ECLI:NL:RBOBR:2017:3567
Betreft | Varkenshouderij en mestverwerking Boxmeer |
---|---|
Datum uitspraak | 03-07-2017 |
Rechtsprekende instantie | Rechtbank |
Proceduresoort | Eerste aanleg - meervoudig |
Trefwoorden | veehouderij, mestverwerking, geur, Boxmeer |
Bronnen vindplaats | Zaaknummer SHE 16/2045 T |
Conclusies voor de mer praktijk
-
Als de afstand tussen twee inrichtingen ca. 1400 meter bedraagt, is sprake van twee afzonderlijke inrichtingen.
-
Als er al een overbelaste geursituatie is, moeten nieuwe geurbronnen in de vormvrije m.e.r.-beoordeling cumulatief worden beoordeeld dan wel gemotiveerd waarom ze afzonderlijk kunnen worden getoetst aan verschillende geurgrootheden.
Casus
Op 10 mei 2106 heeft het college van burgemeester en wethouders van de gemeente Boxmeer een omgevingsvergunning verleend voor het veranderen van een varkenshouderij en het realiseren van een mestbewerkings- en verwerkingsinstallatie op locatie 1. Vergunninghouder heeft tevens een ander bedrijf op locatie 2.
Eén inrichting
Appellanten voeren aan dat de bedrijven op locatie 1 en 2 als één inrichting moeten worden beoordeeld, omdat sprake is van technische, organisatorische en functionele bindingen. Het bedrijf op locatie 2 is nu ten onrechte buiten de beoordeling gelaten.
Cumulatieve geuremissie
Appellanten voeren verder aan dat ten onrechte geen gezamenlijke beoordeling van de geuremissie van de stal in combinatie met de geuremissie van de mestverwerking is gemaakt.
Het college had zich volgens hen moeten afvragen of een extra geuremissie aanvaardbaar is, gelet op de bestaande ernstig overbelaste geursituatie. Appellanten missen een integrale beoordeling van beide geuremissies in de vormvrije m.e.r.-beoordeling.
Overwegingen van de bestuursrechter
Eén inrichting
De rechtbank verwijst naar de uitspraak van de Afdeling van 28 december 2016 (ECLI:NL:RVS:2016:3468) waarin sprake was van twee inrichtingen, gelet op de tussenliggende afstand van 260 meter en omdat zich daartussen nog een ander agrarisch bedrijf bevond. In dit geval is de tussenliggende afstand over de weg ca. 1400 meter en ook hemelsbreed veel meer dan 260 meter. De rechtbank oordeelt daarom dat er in dit geval twee inrichtingen zijn.
Cumulatieve geuremissie
De rechtbank oordeelt dat de geurbelasting van de mestverwerkingsinstallatie niet betrokken hoeft te worden bij de geurbelasting afkomstig van het houden van dieren op locatie 1. De bepaling van de geurhinder door het houden van dieren gebeurt namelijk op de manier die in de Wet geurhinder en veehouderij (Wgv) is voorgeschreven.

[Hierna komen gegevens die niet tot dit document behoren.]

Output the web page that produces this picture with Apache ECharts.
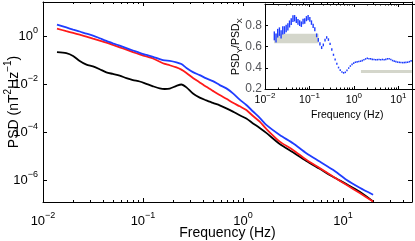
<!DOCTYPE html>
<html><head><meta charset="utf-8">
<script src="https://cdn.jsdelivr.net/npm/echarts@6/dist/echarts.min.js"></script>
<style>html,body{margin:0;padding:0;background:#fff}#c{width:415px;height:241px}</style>
</head><body><div id="c"></div>
<script>
// ---------------- data ----------------
const freq = [0.0138, 0.0171, 0.02, 0.0233, 0.0272, 0.0316, 0.0369, 0.043, 0.05, 0.0585, 0.0682, 0.0794, 0.0927, 0.108, 0.126, 0.147, 0.165, 0.185, 0.216, 0.242, 0.272, 0.316, 0.369, 0.43, 0.5, 0.585, 0.682, 0.794, 0.927, 1.08, 1.26, 1.47, 1.71, 2.33, 3.16, 4.3, 5.85, 7.94, 10.8, 14.7, 20];
const psdBlue = [3.13, 2.37, 1.94, 1.61, 1.30, 1.09, 0.841, 0.649, 0.516, 0.41, 0.326, 0.259, 0.205, 0.169, 0.14, 0.113, 0.099, 0.0953, 0.0826, 0.0701, 0.0482, 0.0322, 0.0242, 0.0176, 0.0136, 0.00927, 0.00675, 0.00418, 0.0023, 0.00136, 7.3e-4, 3.98e-4, 2.0e-4, 7.6e-5, 3.45e-5, 1.32e-5, 5.9e-6, 2.66e-6, 1.02e-6, 4.73e-7, 2.42e-7];
const psdRed = [2.13, 1.66, 1.40, 1.18, 0.99, 0.818, 0.675, 0.557, 0.443, 0.351, 0.279, 0.222, 0.178, 0.145, 0.12, 0.0875, 0.0708, 0.0625, 0.0506, 0.041, 0.0299, 0.0185, 0.012, 0.00787, 0.00531, 0.00355, 0.00247, 0.0017, 0.0012, 8.4e-4, 4.73e-4, 2.74e-4, 1.36e-4, 4.02e-5, 1.81e-5, 6.95e-6, 3.13e-6, 1.4e-6, 6.3e-7, 2.84e-7, 1.27e-7];
const psdBlack = [0.22, 0.2, 0.153, 0.0944, 0.0662, 0.0557, 0.0426, 0.0316, 0.0271, 0.023, 0.0181, 0.015, 0.0131, 0.0104, 0.00826, 0.00675, 0.00637, 0.00662, 0.00858, 0.00982, 0.00743, 0.0041, 0.00277, 0.00213, 0.00166, 0.00132, 9.9e-4, 7.2e-4, 5.06e-4, 3.72e-4, 2.31e-4, 1.5e-4, 9.3e-5, 3.22e-5, 1.43e-5, 6.3e-6, 2.93e-6, 1.36e-6, 6.75e-7, 3.22e-7, 1.27e-7];

const ratioFreq = [0.0162, 0.0177, 0.0193, 0.0211, 0.0230, 0.0251, 0.0274, 0.0299, 0.0327, 0.0356, 0.0389, 0.0425, 0.0463, 0.0506, 0.0552, 0.0603, 0.0658, 0.0718, 0.0783, 0.0855, 0.0933, 0.102, 0.111, 0.121, 0.132, 0.145, 0.158, 0.172, 0.188, 0.205, 0.224, 0.244, 0.267, 0.291, 0.318, 0.347, 0.378, 0.413, 0.451, 0.492, 0.537, 0.586, 0.64, 0.698, 0.762, 0.832, 0.908, 0.991, 1.08, 1.18, 1.29, 1.41, 1.54, 1.68, 1.83, 2.0, 2.18, 2.38, 2.59, 2.83, 3.09, 3.37, 3.68, 4.01, 4.38, 4.78, 5.21, 5.69, 6.21, 6.77, 7.39, 8.06, 8.79, 9.59, 10.5, 11.4, 12.5, 13.6, 14.8, 16.2, 17.7, 19.3];
const ratioVal = [0.70, 0.68, 0.725, 0.74, 0.715, 0.752, 0.755, 0.77, 0.785, 0.812, 0.835, 0.862, 0.866, 0.85, 0.832, 0.82, 0.81, 0.836, 0.84, 0.862, 0.872, 0.855, 0.825, 0.795, 0.762, 0.705, 0.662, 0.625, 0.59, 0.615, 0.66, 0.685, 0.665, 0.625, 0.572, 0.522, 0.478, 0.438, 0.402, 0.378, 0.36, 0.352, 0.357, 0.375, 0.397, 0.416, 0.432, 0.444, 0.452, 0.455, 0.459, 0.462, 0.467, 0.476, 0.483, 0.489, 0.485, 0.484, 0.479, 0.478, 0.475, 0.476, 0.478, 0.475, 0.478, 0.476, 0.479, 0.484, 0.485, 0.478, 0.468, 0.462, 0.458, 0.453, 0.451, 0.449, 0.448, 0.449, 0.451, 0.452, 0.457, 0.465];
const ratioErr = [0.042, 0.042, 0.041, 0.040, 0.039, 0.038, 0.036, 0.035, 0.034, 0.033, 0.032, 0.031, 0.030, 0.029, 0.028, 0.027, 0.026, 0.026, 0.025, 0.024, 0.024, 0.022, 0.021, 0.020, 0.019, 0.018, 0.017, 0.015, 0.014, 0.013, 0.013, 0.012, 0.012, 0.011, 0.011, 0.010, 0.009, 0.009, 0.008, 0.008, 0.008, 0.008, 0.007, 0.007, 0.007, 0.007, 0.007, 0.007, 0.007, 0.007, 0.007, 0.006, 0.006, 0.006, 0.006, 0.006, 0.006, 0.006, 0.006, 0.006, 0.006, 0.006, 0.006, 0.006, 0.006, 0.006, 0.006, 0.006, 0.006, 0.006, 0.006, 0.006, 0.006, 0.006, 0.006, 0.006, 0.006, 0.006, 0.006, 0.006, 0.006, 0.006];

// shaded bands: [fStart, fEnd, ratioLow, ratioHigh]
const bandLow = [0.016, 0.16, 0.63, 0.72];
const bandHigh = [1.44, 20, 0.35, 0.38];

// tick definitions (exponents for log axes)
const mainXExp = [-2, -1, 0, 1];
const mainYExp = [-6, -4, -2, 0];
const insetYTicks = [0.2, 0.4, 0.6, 0.8];

// ---------------- helpers ----------------
const L = Math.log10;
const FONT = '"Liberation Sans", Arial, Helvetica, sans-serif';
const BLUE = '#1f3dff', RED = '#ff1a1a', BLACK = '#000000', BAND = '#d4d6cb';

const X_MIN = -2, X_MAX_MAIN = 1.69, X_MAX_INSET = 1.7;
const Y_MIN = -6.92, Y_MAX = 1.44;

function minorExp(lo, hi) {
  const out = [];
  for (let n = Math.floor(lo); n <= Math.ceil(hi); n++) {
    for (let k = 2; k <= 9; k++) {
      const v = n + L(k);
      if (v > lo && v < hi) out.push(v);
    }
  }
  return out;
}
function powRich(fs) {
  return {
    b: { fontSize: fs, fontFamily: FONT, color: '#000', lineHeight: Math.round(fs * 1.55) },
    s: { fontSize: Math.round(fs * 0.72), fontFamily: FONT, color: '#000', lineHeight: Math.round(fs * 0.72), verticalAlign: 'top' },
    d: { fontSize: Math.round(fs * 0.72), fontFamily: FONT, color: '#000', lineHeight: Math.round(fs * 0.72), verticalAlign: 'bottom' }
  };
}
function powLabel(v) {
  const n = Math.round(v);
  return '{b|10}{s|' + (n < 0 ? '\u2212' : '') + Math.abs(n) + '}';
}
function axis(o) {
  return {
    type: 'value', gridIndex: o.grid, position: o.pos, min: o.min, max: o.max,
    show: o.show !== false, z: o.z || 0,
    axisLine: { show: !!o.line, onZero: false, lineStyle: { color: '#000', width: 1 } },
    axisTick: { show: !!o.ticks, inside: true, length: o.tlen || 4, customValues: o.ticks || [], lineStyle: { color: '#000', width: 1 } },
    axisLabel: o.labels ? { show: true, customValues: o.labels, formatter: o.fmt, rich: o.rich, margin: o.margin, hideOverlap: false, showMinLabel: true, showMaxLabel: true } : { show: false },
    splitLine: { show: false },
    name: o.name || '', nameLocation: 'middle', nameGap: o.nameGap || 0, nameMoveOverlap: false,
    nameTextStyle: o.nameStyle || {}
  };
}

const mainMinor = minorExp(X_MIN, X_MAX_MAIN);
const insetMinor = minorExp(X_MIN, X_MAX_INSET);

const option = {
  animation: false,
  backgroundColor: '#ffffff',
  grid: [
    { left: 43, top: 2, width: 369, height: 200, outerBoundsMode: 'none', containLabel: false, z: 0 },
    { left: 43, top: 2, width: 369, height: 200, outerBoundsMode: 'none', containLabel: false, z: 0 },
    { left: 265, top: 4, width: 164.5, height: 85, outerBoundsMode: 'none', containLabel: false, show: true, backgroundColor: '#ffffff', borderWidth: 0, z: 5 },
    { left: 265, top: 4, width: 164.5, height: 85, outerBoundsMode: 'none', containLabel: false, z: 5 }
  ],
  xAxis: [
    axis({ grid: 0, pos: 'bottom', min: X_MIN, max: X_MAX_MAIN, line: true, ticks: mainXExp, tlen: 4, labels: mainXExp, fmt: powLabel, rich: powRich(13), margin: 9,
      name: 'Frequency (Hz)', nameGap: 24, nameStyle: { fontSize: 14, fontFamily: FONT, color: '#000' } }),
    axis({ grid: 0, pos: 'top', min: X_MIN, max: X_MAX_MAIN, line: true, ticks: mainXExp, tlen: 4 }),
    axis({ grid: 1, pos: 'bottom', min: X_MIN, max: X_MAX_MAIN, ticks: mainMinor, tlen: 2 }),
    axis({ grid: 1, pos: 'top', min: X_MIN, max: X_MAX_MAIN, ticks: mainMinor, tlen: 2 }),
    axis({ grid: 2, pos: 'bottom', min: X_MIN, max: X_MAX_INSET, line: true, ticks: mainXExp, tlen: 3, labels: mainXExp, fmt: powLabel, rich: powRich(10.5), margin: 3, z: 6,
      name: 'Frequency (Hz)', nameGap: 20.5, nameStyle: { fontSize: 10.5, fontFamily: FONT, color: '#000' } }),
    axis({ grid: 2, pos: 'top', min: X_MIN, max: X_MAX_INSET, line: true, ticks: mainXExp, tlen: 3, z: 6 }),
    axis({ grid: 3, pos: 'bottom', min: X_MIN, max: X_MAX_INSET, ticks: insetMinor, tlen: 1.5, z: 6 }),
    axis({ grid: 3, pos: 'top', min: X_MIN, max: X_MAX_INSET, ticks: insetMinor, tlen: 1.5, z: 6 })
  ],
  yAxis: [
    axis({ grid: 0, pos: 'left', min: Y_MIN, max: Y_MAX, line: true, ticks: mainYExp, tlen: 4, labels: mainYExp, fmt: powLabel, rich: powRich(13), margin: 5,
      name: '{b|PSD (nT}{s|2}{b|Hz}{s|\u22121}{b|)}', nameGap: 18, nameStyle: { rich: powRich(14) } }),
    axis({ grid: 0, pos: 'right', min: Y_MIN, max: Y_MAX, line: true, ticks: mainYExp, tlen: 4, z: 8 }),
    axis({ grid: 1, pos: 'left', min: Y_MIN, max: Y_MAX, show: false }),
    axis({ grid: 2, pos: 'left', min: 0.2, max: 1.0, line: true, ticks: insetYTicks, tlen: 3, labels: insetYTicks, fmt: v => v.toFixed(1),
      rich: null, margin: 3, z: 6, name: '{b|PSD}{d|Y}{b|/PSD}{d|X}', nameGap: 21, nameStyle: { rich: powRich(10.5) } }),
    axis({ grid: 3, pos: 'left', min: 0.2, max: 1.0, show: false })
  ],
  series: [
    { type: 'line', name: 'Black', xAxisIndex: 0, yAxisIndex: 0, z: 2, showSymbol: false, smooth: 0.25,
      lineStyle: { color: BLACK, width: 1.8 }, data: freq.map((f, i) => [L(f), L(psdBlack[i])]) },
    { type: 'line', name: 'Red', xAxisIndex: 0, yAxisIndex: 0, z: 2, showSymbol: false, smooth: 0.25,
      lineStyle: { color: RED, width: 1.8 }, data: freq.map((f, i) => [L(f), L(psdRed[i])]) },
    { type: 'line', name: 'Blue', xAxisIndex: 0, yAxisIndex: 0, z: 2, showSymbol: false, smooth: 0.25,
      lineStyle: { color: BLUE, width: 1.8 }, data: freq.map((f, i) => [L(f), L(psdBlue[i])]) },
    { type: 'custom', name: 'bands', xAxisIndex: 4, yAxisIndex: 3, z: 6, clip: true,
      encode: { x: [0, 1], y: [2, 3] },
      data: [bandLow, bandHigh].map(b => [L(b[0]), L(b[1]), b[2], b[3]]),
      renderItem: function (params, api) {
        const p1 = api.coord([api.value(0), api.value(3)]);
        const p2 = api.coord([api.value(1), api.value(2)]);
        return { type: 'rect', shape: { x: p1[0], y: p1[1], width: p2[0] - p1[0], height: p2[1] - p1[1] }, style: { fill: BAND } };
      } },
    { type: 'custom', name: 'ratio', xAxisIndex: 4, yAxisIndex: 3, z: 7, clip: true,
      encode: { x: 0, y: 1 },
      data: ratioFreq.map((f, i) => [L(f), ratioVal[i], ratioErr[i]]),
      renderItem: function (params, api) {
        const x = api.value(0), v = api.value(1), e = api.value(2);
        const a = api.coord([x, v + e]), b = api.coord([x, v - e]);
        const w = 1.4;
        const h = Math.max(b[1] - a[1], 1.6);
        return { type: 'rect', shape: { x: a[0] - w / 2, y: (a[1] + b[1]) / 2 - h / 2, width: w, height: h }, style: { fill: BLUE } };
      } }
  ]
};

const chart = echarts.init(document.getElementById('c'), null, { renderer: 'canvas' });
chart.setOption(option);
</script>
</body></html>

De mestverwerkingsinstallatie is geen onderdeel van het stalsysteem en kan daarom niet daarbij worden betrokken. Het college heeft de geurbelasting van de mestverwerkingsinstallatie afzonderlijk getoetst aan de Beleidsregel beoordeling geurhinder omgevingsvergunningen industriële bedrijven Noord-Brabant. Die gaat uit van een andere grootheid dan de Wgv. De geurhinder van de stallen is bepaald zoals voorgeschreven in de Wgv. Omdat de mestverwerkingsinstallatie geen onderdeel is van het stalsysteem, kan deze niet betrokken worden in de bepaling van de geurbelasting op basis van de Wgv.
Toch had het college moeten beoordelen of de geurbelasting op de omgeving door de mestverwerkingsinstallatie in cumulatie met andere bronnen aanvaardbaar is. In dit geval is al sprake van een overbelaste situatie op basis van de Wgv en was een kritische blik op zijn plaats geweest. Naar het oordeel van de rechtbank had het college in de vormvrije m.e.r.-beoordeling moeten motiveren waarom in dit geval kan worden volstaan met een afzonderlijke beoordeling van de geurbelasting, of de totale geurbelasting moeten beoordelen.
Uitspraak
De rechter verklaart het beroep gegrond, schorst het besluit en stelt het college in de gelegenheid om binnen drie maanden het gebrek (en andere gesignaleerde gebreken) te herstellen.